_PROBLEM_
Leave out the pictures and restate the rest of the data exactly.

┌─ COLLECTED DATA

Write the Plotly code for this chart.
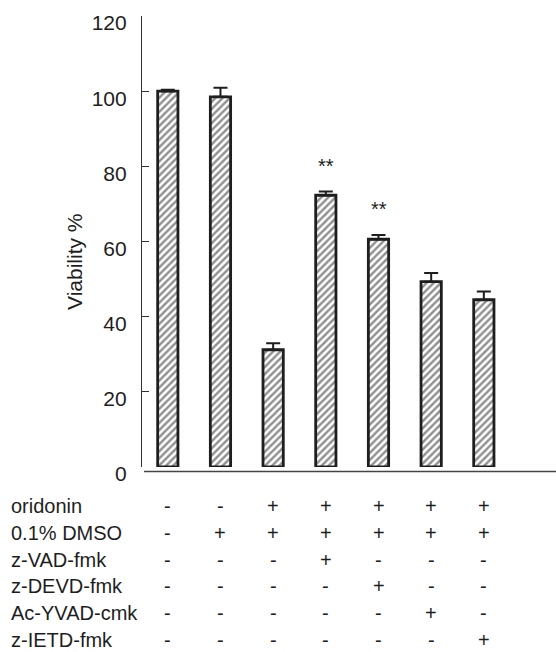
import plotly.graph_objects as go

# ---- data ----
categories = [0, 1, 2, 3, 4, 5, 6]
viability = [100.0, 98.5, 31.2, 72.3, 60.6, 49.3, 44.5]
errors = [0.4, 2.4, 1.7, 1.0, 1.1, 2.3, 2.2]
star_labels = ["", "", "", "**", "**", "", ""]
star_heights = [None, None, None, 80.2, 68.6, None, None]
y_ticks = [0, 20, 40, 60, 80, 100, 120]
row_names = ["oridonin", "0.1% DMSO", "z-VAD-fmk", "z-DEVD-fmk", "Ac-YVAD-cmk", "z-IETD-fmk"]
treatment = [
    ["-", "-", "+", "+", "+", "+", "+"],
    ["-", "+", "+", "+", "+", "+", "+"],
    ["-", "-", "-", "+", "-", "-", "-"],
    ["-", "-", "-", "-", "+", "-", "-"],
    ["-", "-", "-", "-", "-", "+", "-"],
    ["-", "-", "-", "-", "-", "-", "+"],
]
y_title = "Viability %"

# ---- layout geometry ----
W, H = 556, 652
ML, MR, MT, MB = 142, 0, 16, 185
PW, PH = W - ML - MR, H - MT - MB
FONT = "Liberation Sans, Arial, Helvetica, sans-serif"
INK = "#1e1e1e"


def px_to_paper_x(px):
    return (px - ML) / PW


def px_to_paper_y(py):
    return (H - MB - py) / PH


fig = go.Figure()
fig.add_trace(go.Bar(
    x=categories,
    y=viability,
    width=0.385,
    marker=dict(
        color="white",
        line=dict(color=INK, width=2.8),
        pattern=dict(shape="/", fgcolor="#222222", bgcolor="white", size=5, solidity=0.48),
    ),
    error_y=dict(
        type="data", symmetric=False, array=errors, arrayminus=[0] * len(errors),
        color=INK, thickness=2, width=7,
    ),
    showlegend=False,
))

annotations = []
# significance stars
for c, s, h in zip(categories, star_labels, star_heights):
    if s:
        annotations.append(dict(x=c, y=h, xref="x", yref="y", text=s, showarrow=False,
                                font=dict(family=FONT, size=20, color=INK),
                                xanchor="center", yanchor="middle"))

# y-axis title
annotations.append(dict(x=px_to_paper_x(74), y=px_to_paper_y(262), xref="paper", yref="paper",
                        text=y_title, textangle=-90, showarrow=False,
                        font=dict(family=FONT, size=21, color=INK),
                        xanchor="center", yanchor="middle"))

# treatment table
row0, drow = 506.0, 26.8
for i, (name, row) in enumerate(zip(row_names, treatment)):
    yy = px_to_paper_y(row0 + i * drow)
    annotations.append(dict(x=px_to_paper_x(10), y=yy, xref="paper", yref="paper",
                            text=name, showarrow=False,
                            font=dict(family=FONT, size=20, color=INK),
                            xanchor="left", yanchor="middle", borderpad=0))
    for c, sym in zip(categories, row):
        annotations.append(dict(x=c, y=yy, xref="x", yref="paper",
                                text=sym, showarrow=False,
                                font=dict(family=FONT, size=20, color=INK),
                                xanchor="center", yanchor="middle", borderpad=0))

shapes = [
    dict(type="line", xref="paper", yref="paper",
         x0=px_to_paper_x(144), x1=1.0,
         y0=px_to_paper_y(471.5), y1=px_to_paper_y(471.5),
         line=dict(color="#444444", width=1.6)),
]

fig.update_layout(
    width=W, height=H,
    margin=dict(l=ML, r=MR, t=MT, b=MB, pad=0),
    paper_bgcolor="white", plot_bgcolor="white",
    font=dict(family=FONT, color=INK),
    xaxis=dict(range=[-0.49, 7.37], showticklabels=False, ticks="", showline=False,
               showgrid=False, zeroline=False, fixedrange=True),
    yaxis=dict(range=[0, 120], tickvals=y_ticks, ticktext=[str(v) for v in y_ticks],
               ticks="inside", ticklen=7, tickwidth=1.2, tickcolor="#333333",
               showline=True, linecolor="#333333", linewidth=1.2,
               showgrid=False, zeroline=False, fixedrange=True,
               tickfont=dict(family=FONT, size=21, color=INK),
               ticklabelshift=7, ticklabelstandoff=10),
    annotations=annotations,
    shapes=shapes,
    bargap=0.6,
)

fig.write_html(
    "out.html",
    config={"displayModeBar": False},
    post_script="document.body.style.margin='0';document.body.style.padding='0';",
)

└─

_EXPECTED ANSWER_
Write the Plotly code for this chart.
import plotly.graph_objects as go

# ---- data ----
categories = [0, 1, 2, 3, 4, 5, 6]
viability = [100.0, 98.5, 31.2, 72.3, 60.6, 49.3, 44.5]
errors = [0.4, 2.4, 1.7, 1.0, 1.1, 2.3, 2.2]
star_labels = ["", "", "", "**", "**", "", ""]
star_heights = [None, None, None, 80.2, 68.6, None, None]
y_ticks = [0, 20, 40, 60, 80, 100, 120]
row_names = ["oridonin", "0.1% DMSO", "z-VAD-fmk", "z-DEVD-fmk", "Ac-YVAD-cmk", "z-IETD-fmk"]
treatment = [
    ["-", "-", "+", "+", "+", "+", "+"],
    ["-", "+", "+", "+", "+", "+", "+"],
    ["-", "-", "-", "+", "-", "-", "-"],
    ["-", "-", "-", "-", "+", "-", "-"],
    ["-", "-", "-", "-", "-", "+", "-"],
    ["-", "-", "-", "-", "-", "-", "+"],
]
y_title = "Viability %"

# ---- layout geometry ----
W, H = 556, 652
ML, MR, MT, MB = 142, 0, 16, 185
PW, PH = W - ML - MR, H - MT - MB
FONT = "Liberation Sans, Arial, Helvetica, sans-serif"
INK = "#1e1e1e"


def px_to_paper_x(px):
    return (px - ML) / PW


def px_to_paper_y(py):
    return (H - MB - py) / PH


fig = go.Figure()
fig.add_trace(go.Bar(
    x=categories,
    y=viability,
    width=0.385,
    marker=dict(
        color="white",
        line=dict(color=INK, width=2.8),
        pattern=dict(shape="/", fgcolor="#222222", bgcolor="white", size=5, solidity=0.48),
    ),
    error_y=dict(
        type="data", symmetric=False, array=errors, arrayminus=[0] * len(errors),
        color=INK, thickness=2, width=7,
    ),
    showlegend=False,
))

annotations = []
# significance stars
for c, s, h in zip(categories, star_labels, star_heights):
    if s:
        annotations.append(dict(x=c, y=h, xref="x", yref="y", text=s, showarrow=False,
                                font=dict(family=FONT, size=20, color=INK),
                                xanchor="center", yanchor="middle"))

# y-axis title
annotations.append(dict(x=px_to_paper_x(74), y=px_to_paper_y(262), xref="paper", yref="paper",
                        text=y_title, textangle=-90, showarrow=False,
                        font=dict(family=FONT, size=21, color=INK),
                        xanchor="center", yanchor="middle"))

# treatment table
row0, drow = 506.0, 26.8
for i, (name, row) in enumerate(zip(row_names, treatment)):
    yy = px_to_paper_y(row0 + i * drow)
    annotations.append(dict(x=px_to_paper_x(10), y=yy, xref="paper", yref="paper",
                            text=name, showarrow=False,
                            font=dict(family=FONT, size=20, color=INK),
                            xanchor="left", yanchor="middle", borderpad=0))
    for c, sym in zip(categories, row):
        annotations.append(dict(x=c, y=yy, xref="x", yref="paper",
                                text=sym, showarrow=False,
                                font=dict(family=FONT, size=20, color=INK),
                                xanchor="center", yanchor="middle", borderpad=0))

shapes = [
    dict(type="line", xref="paper", yref="paper",
         x0=px_to_paper_x(144), x1=1.0,
         y0=px_to_paper_y(471.5), y1=px_to_paper_y(471.5),
         line=dict(color="#444444", width=1.6)),
]

fig.update_layout(
    width=W, height=H,
    margin=dict(l=ML, r=MR, t=MT, b=MB, pad=0),
    paper_bgcolor="white", plot_bgcolor="white",
    font=dict(family=FONT, color=INK),
    xaxis=dict(range=[-0.49, 7.37], showticklabels=False, ticks="", showline=False,
               showgrid=False, zeroline=False, fixedrange=True),
    yaxis=dict(range=[0, 120], tickvals=y_ticks, ticktext=[str(v) for v in y_ticks],
               ticks="inside", ticklen=7, tickwidth=1.2, tickcolor="#333333",
               showline=True, linecolor="#333333", linewidth=1.2,
               showgrid=False, zeroline=False, fixedrange=True,
               tickfont=dict(family=FONT, size=21, color=INK),
               ticklabelshift=7, ticklabelstandoff=10),
    annotations=annotations,
    shapes=shapes,
    bargap=0.6,
)

fig.write_html(
    "out.html",
    config={"displayModeBar": False},
    post_script="document.body.style.margin='0';document.body.style.padding='0';",
)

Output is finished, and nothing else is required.